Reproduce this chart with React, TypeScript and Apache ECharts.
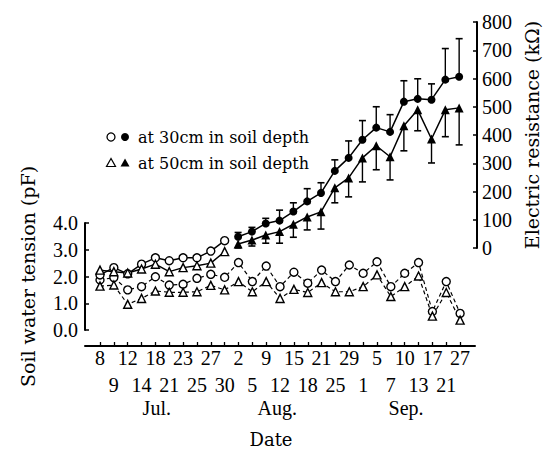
import React, { useEffect, useRef } from "react";
import * as echarts from "echarts";

// ---- data ----
const dates = ["8", "9", "12", "14", "18", "21", "23", "25", "27", "30", "2", "5", "9", "12", "15", "18", "21", "25", "29", "1", "5", "7", "10", "13", "17", "21", "27"];
const monthLabels = ["Jul.", "Aug.", "Sep."];
const monthPos = [4.1, 12.8, 22.1]; // position along the date index axis

// soil water tension (pF), solid lines (Jul 8 - Jul 30)
const pf30Solid = [2.06, 2.33, 2.1, 2.46, 2.7, 2.59, 2.7, 2.7, 2.95, 3.34];
const pf50Solid = [2.24, 2.18, 2.13, 2.28, 2.46, 2.18, 2.33, 2.4, 2.5, 2.93];
// soil water tension (pF), dashed lines (all dates)
const pf30 = [1.87, 1.96, 1.5, 1.62, 1.99, 1.68, 1.71, 1.93, 2.08, 1.97, 2.52, 1.81, 2.39, 1.62, 2.16, 1.75, 2.24, 1.81, 2.43, 2.12, 2.55, 1.62, 2.12, 2.52, 0.69, 1.81, 0.62];
const pf50 = [1.64, 1.68, 0.96, 1.18, 1.46, 1.41, 1.41, 1.43, 1.67, 1.5, 1.81, 1.43, 1.81, 1.18, 1.52, 1.4, 1.77, 1.43, 1.43, 1.62, 2.06, 1.25, 1.62, 2.02, 0.52, 1.4, 0.37];

// electric resistance (kOhm), from Aug 2 (index 10)
const erStart = 10;
const er30 = [40, 58, 87, 97, 129, 165, 195, 273, 319, 383, 426, 411, 518, 528, 525, 596, 606];
const er30Upper = [55, 73, 105, 134, 160, 210, 231, 312, 379, 451, 500, 472, 592, 599, 581, 706, 741];
const er50 = [14, 28, 46, 58, 84, 110, 128, 213, 248, 319, 362, 323, 433, 489, 386, 489, 496];
const er50Lower = [0, 7, 17, 17, 38, 64, 67, 160, 181, 234, 277, 241, 344, 415, 301, 394, 365];

const NUMFONT = '"Liberation Serif", "DejaVu Serif", serif';
const TXTFONT = '"DejaVu Serif", "Liberation Serif", serif';

export default function App() {
  const ref = useRef<HTMLDivElement>(null);

  useEffect(() => {
    if (!ref.current) return;
    const chart = echarts.init(ref.current, null, { renderer: "svg" });
    const idx = dates.map((_, i) => i);
    const evenIdx = idx.filter((i) => i % 2 === 0);
    const oddIdx = idx.filter((i) => i % 2 === 1);

    const errRender = (params: any, api: any) => {
      const x = api.value(0);
      const a = api.coord([x, api.value(1)]);
      const b = api.coord([x, api.value(2)]);
      return {
        type: "group",
        children: [
          { type: "line", shape: { x1: a[0], y1: a[1], x2: b[0], y2: b[1] }, style: { stroke: "#000", lineWidth: 1.4 } },
          { type: "line", shape: { x1: b[0] - 3.5, y1: b[1], x2: b[0] + 3.5, y2: b[1] }, style: { stroke: "#000", lineWidth: 1.6 } },
        ],
      };
    };

    const openStyle = { color: "#fff", borderColor: "#000", borderWidth: 1.4 };
    const xMin = -15 / 13.85;
    const xMax0 = (475 - 100) / 13.85;
    const dateLabel = {
      showMinLabel: true,
      showMaxLabel: true,
      hideOverlap: false,
      fontFamily: NUMFONT,
      fontSize: 20,
      lineHeight: 20,
      color: "#000",
      formatter: (v: number) => dates[Math.round(v)],
    };

    const option: any = {
      animation: false,
      backgroundColor: "#fff",
      textStyle: { fontFamily: NUMFONT, color: "#000" },
      grid: [
        { left: 85, top: 223, width: 390, height: 107 },
        { left: 85, top: 22, width: 393, height: 226 },
      ],
      xAxis: [
        {
          gridIndex: 0,
          type: "value",
          min: xMin,
          max: xMax0,
          position: "bottom",
          offset: 16,
          axisLine: { show: true, onZero: false, lineStyle: { color: "#000", width: 2 } },
          axisTick: { show: true, inside: true, length: 4, customValues: idx, lineStyle: { color: "#000", width: 1.3 } },
          axisLabel: { ...dateLabel, customValues: evenIdx, margin: 2 },
          splitLine: { show: false },
          name: "Date",
          nameLocation: "middle",
          nameGap: 84,
          nameMoveOverlap: false,
          nameTextStyle: { fontFamily: TXTFONT, fontSize: 18, color: "#000", padding: [0, 18, 0, 0] },
        },
        {
          gridIndex: 1,
          type: "value",
          min: xMin,
          max: (478 - 100) / 13.85,
          show: false,
        },
        {
          gridIndex: 0,
          type: "value",
          min: xMin,
          max: xMax0,
          position: "bottom",
          offset: 16,
          axisLine: { show: false, onZero: false },
          axisTick: { show: false },
          splitLine: { show: false },
          axisLabel: { ...dateLabel, customValues: oddIdx, margin: 29 },
        },
      ],
      yAxis: [
        {
          gridIndex: 0,
          type: "value",
          position: "left",
          min: 0,
          max: 4,
          interval: 1,
          axisLine: { show: true, onZero: false, lineStyle: { color: "#000", width: 2 } },
          axisTick: { show: true, inside: true, length: 4, lineStyle: { color: "#000", width: 1.5 } },
          axisLabel: { margin: 7, padding: [5, 0, 0, 0], fontFamily: NUMFONT, fontSize: 20, color: "#000", formatter: (v: number) => v.toFixed(1) },
          splitLine: { show: false },
          name: "Soil water tension (pF)",
          nameLocation: "middle",
          nameRotate: 90,
          nameGap: 48,
          nameMoveOverlap: false,
          nameTextStyle: { fontFamily: TXTFONT, fontSize: 19, color: "#000" },
        },
        {
          gridIndex: 1,
          type: "value",
          position: "right",
          min: 0,
          max: 800,
          interval: 100,
          axisLine: { show: true, onZero: false, lineStyle: { color: "#000", width: 2 } },
          axisTick: { show: true, inside: true, length: 4, lineStyle: { color: "#000", width: 1.5 } },
          axisLabel: { margin: 5, fontFamily: NUMFONT, fontSize: 20, color: "#000" },
          splitLine: { show: false },
          name: "Electric resistance (kΩ)",
          nameLocation: "middle",
          nameRotate: 90,
          nameGap: 45,
          nameMoveOverlap: false,
          nameTextStyle: { fontFamily: TXTFONT, fontSize: 19, color: "#000" },
        },
      ],
      series: [
        {
          type: "line",
          xAxisIndex: 0,
          yAxisIndex: 0,
          data: pf30.map((v, i) => [i, v]),
          symbol: "circle",
          symbolSize: 8,
          itemStyle: openStyle,
          lineStyle: { color: "#000", width: 1.2, type: [4, 3] },
          z: 2,
        },
        {
          type: "line",
          xAxisIndex: 0,
          yAxisIndex: 0,
          data: pf50.map((v, i) => [i, v]),
          symbol: "triangle",
          symbolSize: 8,
          itemStyle: openStyle,
          lineStyle: { color: "#000", width: 1.2, type: [4, 3] },
          z: 2,
        },
        {
          type: "line",
          xAxisIndex: 0,
          yAxisIndex: 0,
          data: pf30Solid.map((v, i) => [i, v]),
          symbol: "circle",
          symbolSize: 8,
          itemStyle: openStyle,
          lineStyle: { color: "#000", width: 1.4 },
          z: 3,
        },
        {
          type: "line",
          xAxisIndex: 0,
          yAxisIndex: 0,
          data: pf50Solid.map((v, i) => [i, v]),
          symbol: "triangle",
          symbolSize: 8,
          itemStyle: openStyle,
          lineStyle: { color: "#000", width: 1.4 },
          z: 3,
        },
        {
          type: "custom",
          xAxisIndex: 1,
          yAxisIndex: 1,
          renderItem: errRender,
          data: er30.map((v, i) => [erStart + i, v, er30Upper[i]]),
          encode: { x: 0, y: [1, 2] },
          z: 4,
        },
        {
          type: "custom",
          xAxisIndex: 1,
          yAxisIndex: 1,
          renderItem: errRender,
          data: er50.map((v, i) => [erStart + i, v, er50Lower[i]]),
          encode: { x: 0, y: [1, 2] },
          z: 4,
        },
        {
          type: "line",
          xAxisIndex: 1,
          yAxisIndex: 1,
          data: er30.map((v, i) => [erStart + i, v]),
          symbol: "circle",
          symbolSize: 8,
          itemStyle: { color: "#000" },
          lineStyle: { color: "#000", width: 1.5 },
          z: 5,
        },
        {
          type: "line",
          xAxisIndex: 1,
          yAxisIndex: 1,
          data: er50.map((v, i) => [erStart + i, v]),
          symbol: "triangle",
          symbolSize: 9,
          itemStyle: { color: "#000" },
          lineStyle: { color: "#000", width: 1.5 },
          z: 5,
        },
      ],
    };
    chart.setOption(option);

    // month names placed under the date axis through the axis' own scale
    const monthTexts = monthLabels.map((m, k) => {
      const px = chart.convertToPixel({ xAxisIndex: 0 }, monthPos[k]) as number;
      return {
        type: "text",
        x: px,
        y: 408,
        style: { text: m, font: `20px ${NUMFONT}`, fill: "#000", align: "center", verticalAlign: "middle" },
      };
    });

    chart.setOption({
      graphic: [
        { type: "circle", shape: { cx: 111, cy: 137, r: 4 }, style: { fill: "#fff", stroke: "#000", lineWidth: 1.3 } },
        { type: "circle", shape: { cx: 125, cy: 137, r: 4 }, style: { fill: "#000" } },
        { type: "text", x: 138, y: 137, style: { text: "at 30cm in soil depth", font: `16px ${TXTFONT}`, fill: "#000", verticalAlign: "middle" } },
        { type: "polygon", shape: { points: [[111, 158.5], [106.5, 166.5], [115.5, 166.5]] }, style: { fill: "#fff", stroke: "#000", lineWidth: 1.2 } },
        { type: "polygon", shape: { points: [[125, 158.5], [120.5, 166.5], [129.5, 166.5]] }, style: { fill: "#000" } },
        { type: "text", x: 138, y: 163, style: { text: "at 50cm in soil depth", font: `16px ${TXTFONT}`, fill: "#000", verticalAlign: "middle" } },
        ...monthTexts,
      ],
    });
    return () => chart.dispose();
  }, []);

  return <div ref={ref} style={{ position: "fixed", left: 0, top: 0, width: 549, height: 450, background: "#fff" }} />;
}
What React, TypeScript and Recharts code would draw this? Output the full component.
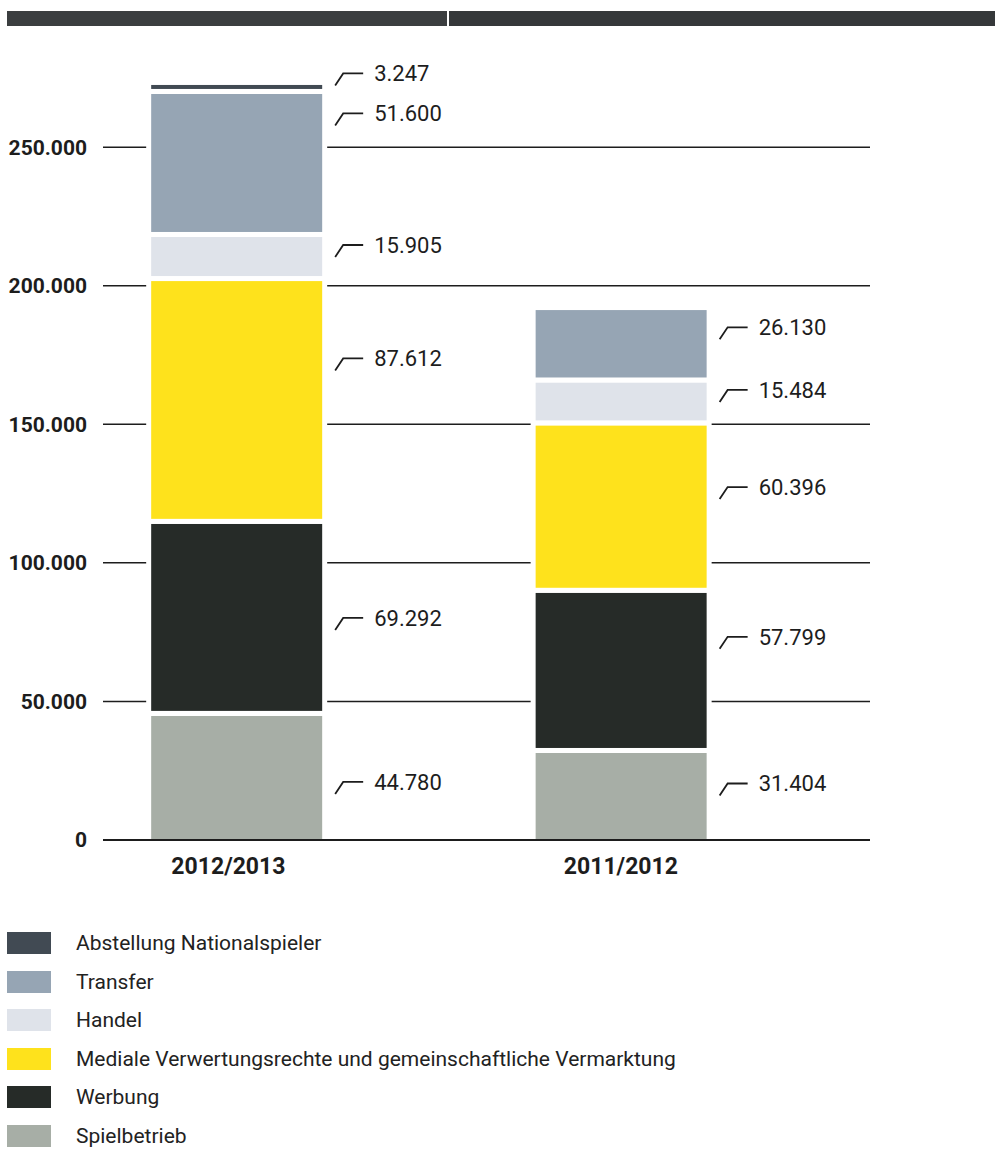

### Set task
Return the lines exactly as they stand, from the start of the entries through the line holding "import * as"; omit the pictures.

### Exercise answer
Reproduce this chart with React, TypeScript and Apache ECharts.
import React, { useEffect, useRef } from "react";
import * as echarts from "echarts";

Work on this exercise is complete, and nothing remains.